[Start]
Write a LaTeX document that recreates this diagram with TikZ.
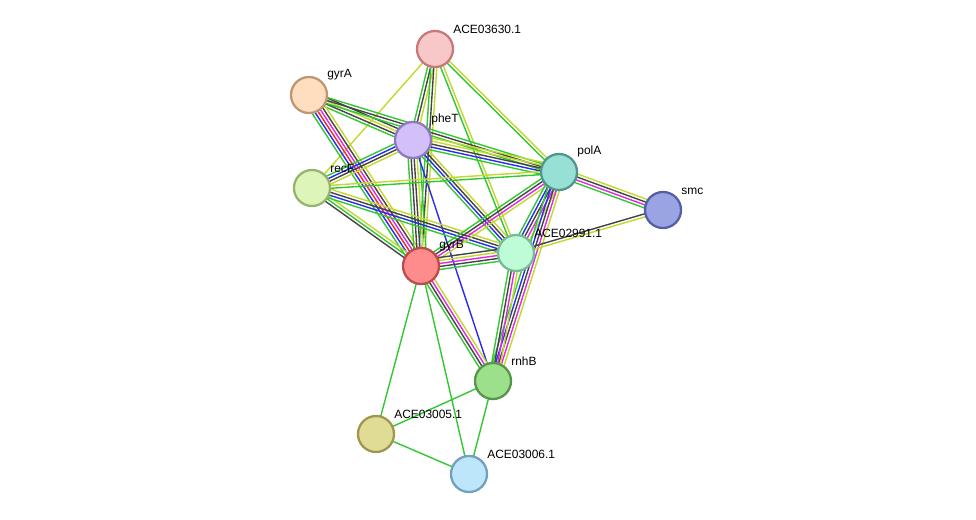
\documentclass[tikz,border=0pt]{standalone}
\usepackage{fontspec}
\setmainfont{Liberation Sans}
\usetikzlibrary{calc}

\definecolor{eG}{HTML}{33C733}
\definecolor{eY}{HTML}{C3D82E}
\definecolor{eK}{HTML}{444444}
\definecolor{eB}{HTML}{2A2AF0}
\definecolor{eM}{HTML}{E02AE0}
\definecolor{eR}{HTML}{F02A2A}

\tikzset{
  prot/.style={circle, minimum size=20.5pt, inner sep=0pt, line width=1.3pt},
  lbl/.style={anchor=south west, inner sep=0pt, font=\fontsize{6.8}{8}\selectfont},
  edg/.style={line width=0.8pt}
}

% parallel strands of one link: {from}{to}{count}{colours}
\newcommand\strands[4]{%
  \foreach \c [count=\i] in {#4} {%
    \pgfmathsetmacro\off{(\i-(#3+1)/2)*1.7}%
    \draw[edg,\c] ($(#1)!\off pt!90:(#2)$) -- ($(#2)!\off pt!-90:(#1)$);
  }}

\begin{document}
\begin{tikzpicture}[x=0.02cm,y=-0.02cm]

    \useasboundingbox (0,0) rectangle (976,520);

    % node centres
    \coordinate (c3630) at (435,49);
    \coordinate (cgyrA) at (309,95);
    \coordinate (cpheT) at (413,140);
    \coordinate (crecF) at (312,188);
    \coordinate (cpolA) at (559,172);
    \coordinate (csmc) at (663,210);
    \coordinate (cgyrB) at (421,266);
    \coordinate (c2991) at (516,253);
    \coordinate (crnhB) at (493,381);
    \coordinate (c3005) at (376,434);
    \coordinate (c3006) at (469,474);

    % links
    \strands{c3630}{crecF}{1}{eY}
    \strands{c3630}{cpheT}{3}{eG,eK,eY}
    \strands{c3630}{cgyrB}{3}{eG,eK,eY}
    \strands{c3630}{cpolA}{2}{eG,eY}
    \strands{c3630}{c2991}{2}{eG,eY}
    \strands{cgyrA}{cpheT}{4}{eG,eK,eY,eK}
    \strands{cgyrA}{cpolA}{3}{eG,eK,eG}
    \strands{cgyrA}{cgyrB}{6}{eG,eB,eR,eM,eK,eY}
    \strands{cpheT}{cpolA}{5}{eG,eB,eK,eY,eY}
    \strands{cpheT}{crecF}{4}{eG,eB,eK,eY}
    \strands{cpheT}{cgyrB}{5}{eG,eK,eK,eY,eG}
    \strands{cpheT}{c2991}{4}{eG,eB,eK,eY}
    \strands{cpheT}{crnhB}{1}{eB}
    \strands{crecF}{cpolA}{2}{eG,eY}
    \strands{crecF}{cgyrB}{3}{eK,eG,eY}
    \strands{crecF}{c2991}{4}{eG,eB,eK,eY}
    \strands{cpolA}{csmc}{4}{eG,eM,eK,eY}
    \strands{cpolA}{cgyrB}{4}{eG,eK,eM,eY}
    \strands{cpolA}{c2991}{5}{eG,eB,eK,eM,eY}
    \strands{cpolA}{crnhB}{5}{eG,eB,eK,eM,eY}
    \strands{csmc}{c2991}{2}{eK,eY}
    \strands{cgyrB}{c2991}{5}{eG,eK,eM,eY,eK}
    \strands{cgyrB}{crnhB}{4}{eG,eK,eM,eY}
    \strands{cgyrB}{c3005}{1}{eG}
    \strands{cgyrB}{c3006}{1}{eG}
    \strands{c2991}{crnhB}{4}{eG,eK,eM,eY}
    \strands{crnhB}{c3005}{1}{eG}
    \strands{crnhB}{c3006}{1}{eG}
    \strands{c3005}{c3006}{1}{eG}

    % proteins
    \node[prot, fill={rgb,255:red,248;green,200;blue,200}, draw={rgb,255:red,200;green,120;blue,120}] (n3630) at (c3630) {};
    \node[prot, fill={rgb,255:red,254;green,222;blue,190}, draw={rgb,255:red,190;green,150;blue,115}] (ngyrA) at (cgyrA) {};
    \node[prot, fill={rgb,255:red,210;green,192;blue,250}, draw={rgb,255:red,145;green,120;blue,190}] (npheT) at (cpheT) {};
    \node[prot, fill={rgb,255:red,222;green,245;blue,185}, draw={rgb,255:red,150;green,180;blue,110}] (nrecF) at (crecF) {};
    \node[prot, fill={rgb,255:red,150;green,224;blue,214}, draw={rgb,255:red,80;green,150;blue,140}] (npolA) at (cpolA) {};
    \node[prot, fill={rgb,255:red,154;green,164;blue,226}, draw={rgb,255:red,85;green,95;blue,165}] (nsmc) at (csmc) {};
    \node[prot, fill={rgb,255:red,255;green,140;blue,140}, draw={rgb,255:red,190;green,75;blue,75}] (ngyrB) at (cgyrB) {};
    \node[prot, fill={rgb,255:red,190;green,252;blue,215}, draw={rgb,255:red,120;green,185;blue,150}] (n2991) at (c2991) {};
    \node[prot, fill={rgb,255:red,156;green,224;blue,140}, draw={rgb,255:red,85;green,150;blue,75}] (nrnhB) at (crnhB) {};
    \node[prot, fill={rgb,255:red,224;green,220;blue,150}, draw={rgb,255:red,160;green,150;blue,80}] (n3005) at (c3005) {};
    \node[prot, fill={rgb,255:red,190;green,230;blue,250}, draw={rgb,255:red,115;green,160;blue,190}] (n3006) at (c3006) {};

    % names
    \node[lbl] at ($(c3630)+(18,-15)$) {ACE03630.1};
    \node[lbl] at ($(cgyrA)+(18,-15)$) {gyrA};
    \node[lbl] at ($(cpheT)+(18,-15)$) {pheT};
    \node[lbl] at ($(crecF)+(18,-15)$) {recF};
    \node[lbl] at ($(cpolA)+(18,-15)$) {polA};
    \node[lbl] at ($(csmc)+(18,-15)$) {smc};
    \node[lbl] at ($(cgyrB)+(18,-15)$) {gyrB};
    \node[lbl] at ($(c2991)+(18,-15)$) {ACE02991.1};
    \node[lbl] at ($(crnhB)+(18,-15)$) {rnhB};
    \node[lbl] at ($(c3005)+(18,-15)$) {ACE03005.1};
    \node[lbl] at ($(c3006)+(18,-15)$) {ACE03006.1};

\end{tikzpicture}
\end{document}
[End]
_Do this:_ Transcribe the whole listing exactly. Pictures are excluded.

_Reply to the task:_
Write a LaTeX document that recreates this diagram with TikZ.
\documentclass[tikz,border=0pt]{standalone}
\usepackage{fontspec}
\setmainfont{Liberation Sans}
\usetikzlibrary{calc}

\definecolor{eG}{HTML}{33C733}
\definecolor{eY}{HTML}{C3D82E}
\definecolor{eK}{HTML}{444444}
\definecolor{eB}{HTML}{2A2AF0}
\definecolor{eM}{HTML}{E02AE0}
\definecolor{eR}{HTML}{F02A2A}

\tikzset{
  prot/.style={circle, minimum size=20.5pt, inner sep=0pt, line width=1.3pt},
  lbl/.style={anchor=south west, inner sep=0pt, font=\fontsize{6.8}{8}\selectfont},
  edg/.style={line width=0.8pt}
}

% parallel strands of one link: {from}{to}{count}{colours}
\newcommand\strands[4]{%
  \foreach \c [count=\i] in {#4} {%
    \pgfmathsetmacro\off{(\i-(#3+1)/2)*1.7}%
    \draw[edg,\c] ($(#1)!\off pt!90:(#2)$) -- ($(#2)!\off pt!-90:(#1)$);
  }}

\begin{document}
\begin{tikzpicture}[x=0.02cm,y=-0.02cm]

    \useasboundingbox (0,0) rectangle (976,520);

    % node centres
    \coordinate (c3630) at (435,49);
    \coordinate (cgyrA) at (309,95);
    \coordinate (cpheT) at (413,140);
    \coordinate (crecF) at (312,188);
    \coordinate (cpolA) at (559,172);
    \coordinate (csmc) at (663,210);
    \coordinate (cgyrB) at (421,266);
    \coordinate (c2991) at (516,253);
    \coordinate (crnhB) at (493,381);
    \coordinate (c3005) at (376,434);
    \coordinate (c3006) at (469,474);

    % links
    \strands{c3630}{crecF}{1}{eY}
    \strands{c3630}{cpheT}{3}{eG,eK,eY}
    \strands{c3630}{cgyrB}{3}{eG,eK,eY}
    \strands{c3630}{cpolA}{2}{eG,eY}
    \strands{c3630}{c2991}{2}{eG,eY}
    \strands{cgyrA}{cpheT}{4}{eG,eK,eY,eK}
    \strands{cgyrA}{cpolA}{3}{eG,eK,eG}
    \strands{cgyrA}{cgyrB}{6}{eG,eB,eR,eM,eK,eY}
    \strands{cpheT}{cpolA}{5}{eG,eB,eK,eY,eY}
    \strands{cpheT}{crecF}{4}{eG,eB,eK,eY}
    \strands{cpheT}{cgyrB}{5}{eG,eK,eK,eY,eG}
    \strands{cpheT}{c2991}{4}{eG,eB,eK,eY}
    \strands{cpheT}{crnhB}{1}{eB}
    \strands{crecF}{cpolA}{2}{eG,eY}
    \strands{crecF}{cgyrB}{3}{eK,eG,eY}
    \strands{crecF}{c2991}{4}{eG,eB,eK,eY}
    \strands{cpolA}{csmc}{4}{eG,eM,eK,eY}
    \strands{cpolA}{cgyrB}{4}{eG,eK,eM,eY}
    \strands{cpolA}{c2991}{5}{eG,eB,eK,eM,eY}
    \strands{cpolA}{crnhB}{5}{eG,eB,eK,eM,eY}
    \strands{csmc}{c2991}{2}{eK,eY}
    \strands{cgyrB}{c2991}{5}{eG,eK,eM,eY,eK}
    \strands{cgyrB}{crnhB}{4}{eG,eK,eM,eY}
    \strands{cgyrB}{c3005}{1}{eG}
    \strands{cgyrB}{c3006}{1}{eG}
    \strands{c2991}{crnhB}{4}{eG,eK,eM,eY}
    \strands{crnhB}{c3005}{1}{eG}
    \strands{crnhB}{c3006}{1}{eG}
    \strands{c3005}{c3006}{1}{eG}

    % proteins
    \node[prot, fill={rgb,255:red,248;green,200;blue,200}, draw={rgb,255:red,200;green,120;blue,120}] (n3630) at (c3630) {};
    \node[prot, fill={rgb,255:red,254;green,222;blue,190}, draw={rgb,255:red,190;green,150;blue,115}] (ngyrA) at (cgyrA) {};
    \node[prot, fill={rgb,255:red,210;green,192;blue,250}, draw={rgb,255:red,145;green,120;blue,190}] (npheT) at (cpheT) {};
    \node[prot, fill={rgb,255:red,222;green,245;blue,185}, draw={rgb,255:red,150;green,180;blue,110}] (nrecF) at (crecF) {};
    \node[prot, fill={rgb,255:red,150;green,224;blue,214}, draw={rgb,255:red,80;green,150;blue,140}] (npolA) at (cpolA) {};
    \node[prot, fill={rgb,255:red,154;green,164;blue,226}, draw={rgb,255:red,85;green,95;blue,165}] (nsmc) at (csmc) {};
    \node[prot, fill={rgb,255:red,255;green,140;blue,140}, draw={rgb,255:red,190;green,75;blue,75}] (ngyrB) at (cgyrB) {};
    \node[prot, fill={rgb,255:red,190;green,252;blue,215}, draw={rgb,255:red,120;green,185;blue,150}] (n2991) at (c2991) {};
    \node[prot, fill={rgb,255:red,156;green,224;blue,140}, draw={rgb,255:red,85;green,150;blue,75}] (nrnhB) at (crnhB) {};
    \node[prot, fill={rgb,255:red,224;green,220;blue,150}, draw={rgb,255:red,160;green,150;blue,80}] (n3005) at (c3005) {};
    \node[prot, fill={rgb,255:red,190;green,230;blue,250}, draw={rgb,255:red,115;green,160;blue,190}] (n3006) at (c3006) {};

    % names
    \node[lbl] at ($(c3630)+(18,-15)$) {ACE03630.1};
    \node[lbl] at ($(cgyrA)+(18,-15)$) {gyrA};
    \node[lbl] at ($(cpheT)+(18,-15)$) {pheT};
    \node[lbl] at ($(crecF)+(18,-15)$) {recF};
    \node[lbl] at ($(cpolA)+(18,-15)$) {polA};
    \node[lbl] at ($(csmc)+(18,-15)$) {smc};
    \node[lbl] at ($(cgyrB)+(18,-15)$) {gyrB};
    \node[lbl] at ($(c2991)+(18,-15)$) {ACE02991.1};
    \node[lbl] at ($(crnhB)+(18,-15)$) {rnhB};
    \node[lbl] at ($(c3005)+(18,-15)$) {ACE03005.1};
    \node[lbl] at ($(c3006)+(18,-15)$) {ACE03006.1};

\end{tikzpicture}
\end{document}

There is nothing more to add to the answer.